### Task inputs
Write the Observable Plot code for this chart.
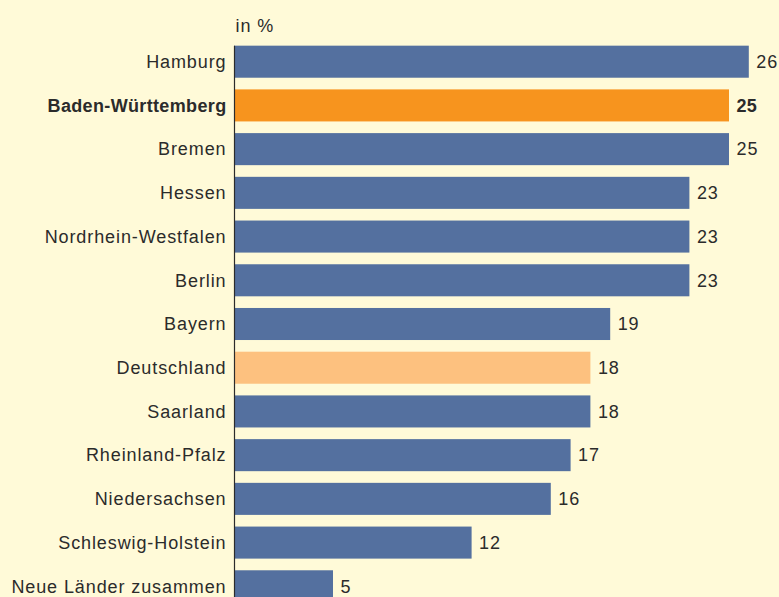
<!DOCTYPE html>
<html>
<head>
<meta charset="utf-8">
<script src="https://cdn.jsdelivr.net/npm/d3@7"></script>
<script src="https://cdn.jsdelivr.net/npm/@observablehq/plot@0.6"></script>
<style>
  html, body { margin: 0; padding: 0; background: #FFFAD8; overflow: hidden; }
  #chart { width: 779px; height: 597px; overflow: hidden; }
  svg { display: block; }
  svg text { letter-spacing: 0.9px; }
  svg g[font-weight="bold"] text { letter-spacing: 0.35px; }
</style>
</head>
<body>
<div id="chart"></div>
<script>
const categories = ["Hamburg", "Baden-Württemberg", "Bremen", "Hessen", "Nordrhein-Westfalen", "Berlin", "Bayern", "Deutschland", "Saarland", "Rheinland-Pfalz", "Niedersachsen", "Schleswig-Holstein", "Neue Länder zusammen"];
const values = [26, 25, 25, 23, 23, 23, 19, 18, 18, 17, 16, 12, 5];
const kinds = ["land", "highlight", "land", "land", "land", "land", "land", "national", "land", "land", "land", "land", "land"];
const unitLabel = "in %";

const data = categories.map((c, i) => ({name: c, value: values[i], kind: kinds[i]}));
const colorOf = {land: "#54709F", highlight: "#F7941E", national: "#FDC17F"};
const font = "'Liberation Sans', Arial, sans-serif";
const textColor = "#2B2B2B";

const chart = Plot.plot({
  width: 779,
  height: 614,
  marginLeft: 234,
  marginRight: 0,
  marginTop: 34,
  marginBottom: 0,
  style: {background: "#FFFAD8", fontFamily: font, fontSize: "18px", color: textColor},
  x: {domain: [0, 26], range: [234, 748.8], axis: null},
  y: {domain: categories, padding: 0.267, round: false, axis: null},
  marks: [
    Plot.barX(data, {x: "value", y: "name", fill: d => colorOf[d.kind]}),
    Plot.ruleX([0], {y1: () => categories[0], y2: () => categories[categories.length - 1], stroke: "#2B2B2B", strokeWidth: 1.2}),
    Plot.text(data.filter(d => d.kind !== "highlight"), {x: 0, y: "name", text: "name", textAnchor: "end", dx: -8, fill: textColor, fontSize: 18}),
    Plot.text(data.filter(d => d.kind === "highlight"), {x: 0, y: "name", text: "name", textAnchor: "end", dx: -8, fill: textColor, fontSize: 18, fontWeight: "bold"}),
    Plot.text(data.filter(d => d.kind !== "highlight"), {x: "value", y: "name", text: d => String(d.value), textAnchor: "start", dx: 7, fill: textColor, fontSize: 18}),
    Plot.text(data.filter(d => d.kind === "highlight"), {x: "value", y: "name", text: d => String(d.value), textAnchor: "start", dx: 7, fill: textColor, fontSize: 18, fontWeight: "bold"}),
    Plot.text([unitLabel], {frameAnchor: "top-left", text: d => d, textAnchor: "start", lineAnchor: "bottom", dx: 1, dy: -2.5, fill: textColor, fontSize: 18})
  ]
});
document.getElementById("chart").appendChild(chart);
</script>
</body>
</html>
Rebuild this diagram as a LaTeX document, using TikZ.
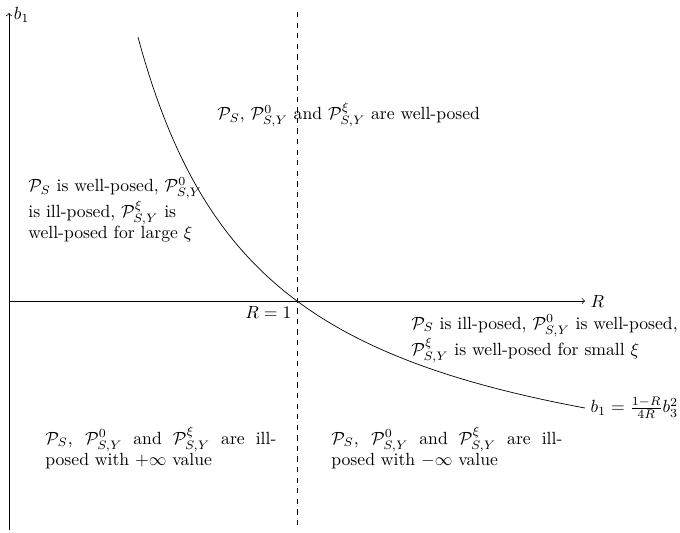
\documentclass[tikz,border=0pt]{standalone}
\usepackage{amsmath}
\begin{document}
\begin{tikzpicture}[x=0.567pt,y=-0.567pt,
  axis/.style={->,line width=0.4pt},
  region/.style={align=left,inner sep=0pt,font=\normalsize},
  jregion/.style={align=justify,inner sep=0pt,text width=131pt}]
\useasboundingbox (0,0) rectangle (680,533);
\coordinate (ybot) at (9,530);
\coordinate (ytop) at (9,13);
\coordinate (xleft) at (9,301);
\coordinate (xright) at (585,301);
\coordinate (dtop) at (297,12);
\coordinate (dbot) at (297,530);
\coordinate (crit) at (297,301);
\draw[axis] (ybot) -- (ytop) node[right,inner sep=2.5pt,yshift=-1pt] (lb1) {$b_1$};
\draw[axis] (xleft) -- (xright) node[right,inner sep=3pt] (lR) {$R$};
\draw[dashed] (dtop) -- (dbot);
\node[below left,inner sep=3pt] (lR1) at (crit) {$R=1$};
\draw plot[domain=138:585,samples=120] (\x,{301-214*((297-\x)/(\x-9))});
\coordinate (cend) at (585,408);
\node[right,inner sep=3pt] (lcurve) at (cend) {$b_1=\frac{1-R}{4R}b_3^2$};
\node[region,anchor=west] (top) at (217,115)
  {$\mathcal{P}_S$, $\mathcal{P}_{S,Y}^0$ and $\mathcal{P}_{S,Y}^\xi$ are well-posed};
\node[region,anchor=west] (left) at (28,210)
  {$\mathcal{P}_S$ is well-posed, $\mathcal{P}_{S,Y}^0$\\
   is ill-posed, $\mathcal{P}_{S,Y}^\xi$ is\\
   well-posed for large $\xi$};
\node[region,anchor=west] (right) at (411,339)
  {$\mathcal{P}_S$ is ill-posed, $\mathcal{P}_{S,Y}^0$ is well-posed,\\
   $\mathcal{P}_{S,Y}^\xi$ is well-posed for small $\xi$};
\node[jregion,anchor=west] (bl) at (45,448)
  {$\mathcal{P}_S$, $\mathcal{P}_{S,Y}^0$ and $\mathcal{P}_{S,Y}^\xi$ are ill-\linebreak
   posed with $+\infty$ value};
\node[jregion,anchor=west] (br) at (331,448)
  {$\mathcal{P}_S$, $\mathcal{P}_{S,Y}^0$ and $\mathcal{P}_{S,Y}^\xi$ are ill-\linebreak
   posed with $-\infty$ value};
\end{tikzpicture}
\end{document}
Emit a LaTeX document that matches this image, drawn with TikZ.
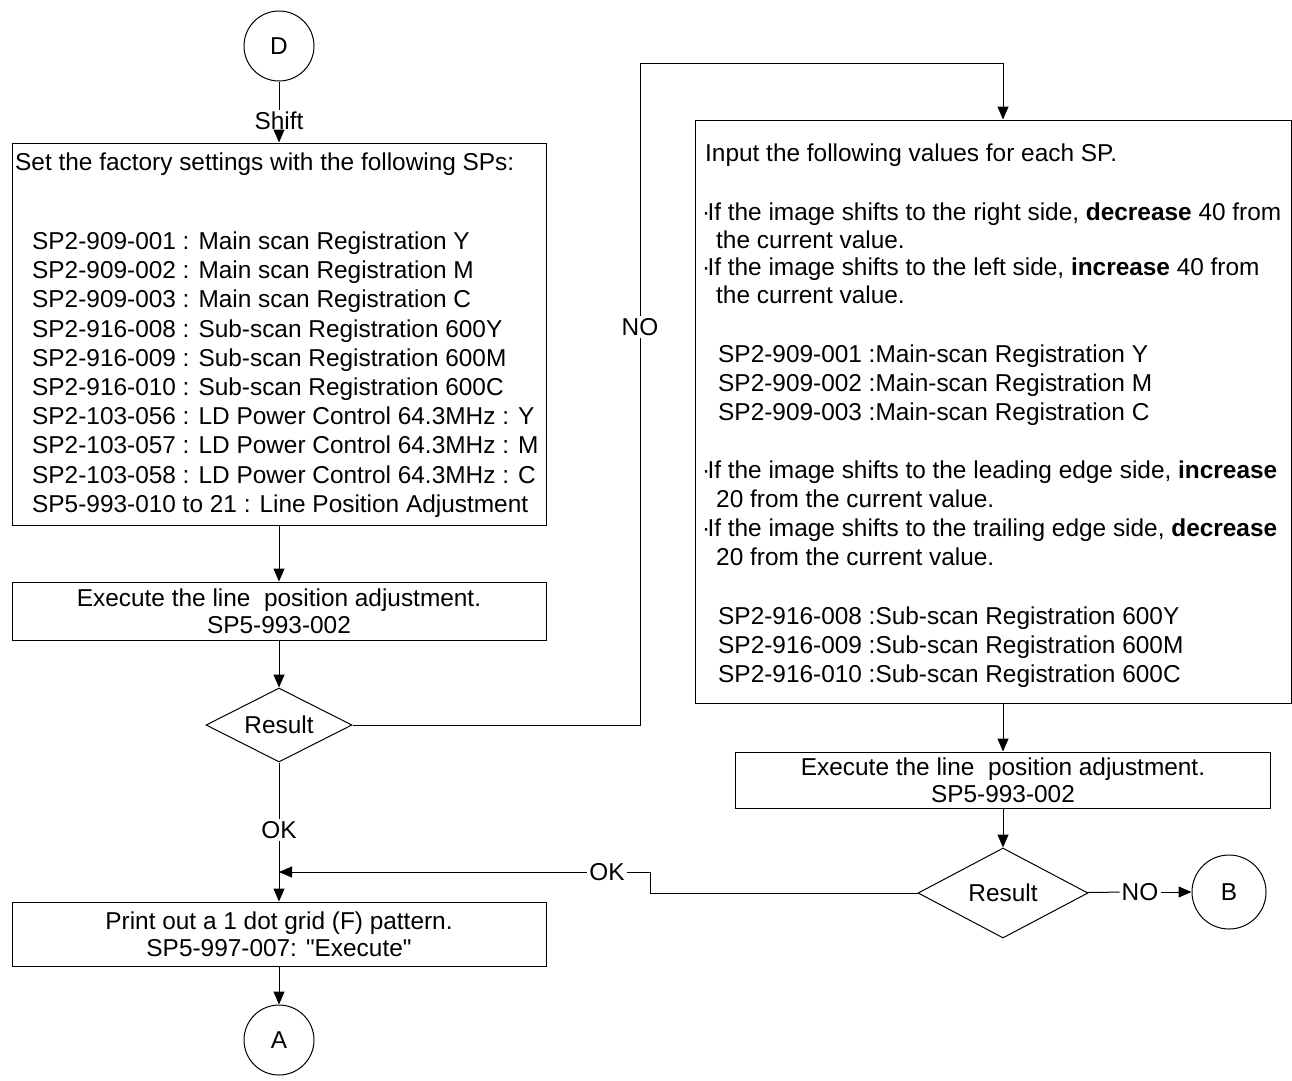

### Written exercise
Print all entries exactly. The images do not belong in the copy.

### Task output
Write the Observable Plot code for this chart.
<!DOCTYPE html>
<html>
<head>
<meta charset="utf-8">
<script src="https://cdn.jsdelivr.net/npm/d3@7"></script>
<script src="https://cdn.jsdelivr.net/npm/@observablehq/plot@0.6"></script>
<style>
  html, body { margin: 0; padding: 0; background: #FFFAD8; overflow: hidden; }
  #chart { width: 779px; height: 597px; overflow: hidden; }
  svg { display: block; }
  svg text { letter-spacing: 0.9px; }
  svg g[font-weight="bold"] text { letter-spacing: 0.35px; }
</style>
</head>
<body>
<div id="chart"></div>
<script>
const categories = ["Hamburg", "Baden-Württemberg", "Bremen", "Hessen", "Nordrhein-Westfalen", "Berlin", "Bayern", "Deutschland", "Saarland", "Rheinland-Pfalz", "Niedersachsen", "Schleswig-Holstein", "Neue Länder zusammen"];
const values = [26, 25, 25, 23, 23, 23, 19, 18, 18, 17, 16, 12, 5];
const kinds = ["land", "highlight", "land", "land", "land", "land", "land", "national", "land", "land", "land", "land", "land"];
const unitLabel = "in %";

const data = categories.map((c, i) => ({name: c, value: values[i], kind: kinds[i]}));
const colorOf = {land: "#54709F", highlight: "#F7941E", national: "#FDC17F"};
const font = "'Liberation Sans', Arial, sans-serif";
const textColor = "#2B2B2B";

const chart = Plot.plot({
  width: 779,
  height: 614,
  marginLeft: 234,
  marginRight: 0,
  marginTop: 34,
  marginBottom: 0,
  style: {background: "#FFFAD8", fontFamily: font, fontSize: "18px", color: textColor},
  x: {domain: [0, 26], range: [234, 748.8], axis: null},
  y: {domain: categories, padding: 0.267, round: false, axis: null},
  marks: [
    Plot.barX(data, {x: "value", y: "name", fill: d => colorOf[d.kind]}),
    Plot.ruleX([0], {y1: () => categories[0], y2: () => categories[categories.length - 1], stroke: "#2B2B2B", strokeWidth: 1.2}),
    Plot.text(data.filter(d => d.kind !== "highlight"), {x: 0, y: "name", text: "name", textAnchor: "end", dx: -8, fill: textColor, fontSize: 18}),
    Plot.text(data.filter(d => d.kind === "highlight"), {x: 0, y: "name", text: "name", textAnchor: "end", dx: -8, fill: textColor, fontSize: 18, fontWeight: "bold"}),
    Plot.text(data.filter(d => d.kind !== "highlight"), {x: "value", y: "name", text: d => String(d.value), textAnchor: "start", dx: 7, fill: textColor, fontSize: 18}),
    Plot.text(data.filter(d => d.kind === "highlight"), {x: "value", y: "name", text: d => String(d.value), textAnchor: "start", dx: 7, fill: textColor, fontSize: 18, fontWeight: "bold"}),
    Plot.text([unitLabel], {frameAnchor: "top-left", text: d => d, textAnchor: "start", lineAnchor: "bottom", dx: 1, dy: -2.5, fill: textColor, fontSize: 18})
  ]
});
document.getElementById("chart").appendChild(chart);
</script>
</body>
</html>
Rebuild this diagram as a LaTeX document, using TikZ.
\documentclass[tikz,border=0pt]{standalone}
\usepackage{amsmath}
\begin{document}
\begin{tikzpicture}[x=0.567pt,y=-0.567pt,
  axis/.style={->,line width=0.4pt},
  region/.style={align=left,inner sep=0pt,font=\normalsize},
  jregion/.style={align=justify,inner sep=0pt,text width=131pt}]
\useasboundingbox (0,0) rectangle (680,533);
\coordinate (ybot) at (9,530);
\coordinate (ytop) at (9,13);
\coordinate (xleft) at (9,301);
\coordinate (xright) at (585,301);
\coordinate (dtop) at (297,12);
\coordinate (dbot) at (297,530);
\coordinate (crit) at (297,301);
\draw[axis] (ybot) -- (ytop) node[right,inner sep=2.5pt,yshift=-1pt] (lb1) {$b_1$};
\draw[axis] (xleft) -- (xright) node[right,inner sep=3pt] (lR) {$R$};
\draw[dashed] (dtop) -- (dbot);
\node[below left,inner sep=3pt] (lR1) at (crit) {$R=1$};
\draw plot[domain=138:585,samples=120] (\x,{301-214*((297-\x)/(\x-9))});
\coordinate (cend) at (585,408);
\node[right,inner sep=3pt] (lcurve) at (cend) {$b_1=\frac{1-R}{4R}b_3^2$};
\node[region,anchor=west] (top) at (217,115)
  {$\mathcal{P}_S$, $\mathcal{P}_{S,Y}^0$ and $\mathcal{P}_{S,Y}^\xi$ are well-posed};
\node[region,anchor=west] (left) at (28,210)
  {$\mathcal{P}_S$ is well-posed, $\mathcal{P}_{S,Y}^0$\\
   is ill-posed, $\mathcal{P}_{S,Y}^\xi$ is\\
   well-posed for large $\xi$};
\node[region,anchor=west] (right) at (411,339)
  {$\mathcal{P}_S$ is ill-posed, $\mathcal{P}_{S,Y}^0$ is well-posed,\\
   $\mathcal{P}_{S,Y}^\xi$ is well-posed for small $\xi$};
\node[jregion,anchor=west] (bl) at (45,448)
  {$\mathcal{P}_S$, $\mathcal{P}_{S,Y}^0$ and $\mathcal{P}_{S,Y}^\xi$ are ill-\linebreak
   posed with $+\infty$ value};
\node[jregion,anchor=west] (br) at (331,448)
  {$\mathcal{P}_S$, $\mathcal{P}_{S,Y}^0$ and $\mathcal{P}_{S,Y}^\xi$ are ill-\linebreak
   posed with $-\infty$ value};
\end{tikzpicture}
\end{document}
Emit a LaTeX document that matches this image, drawn with TikZ.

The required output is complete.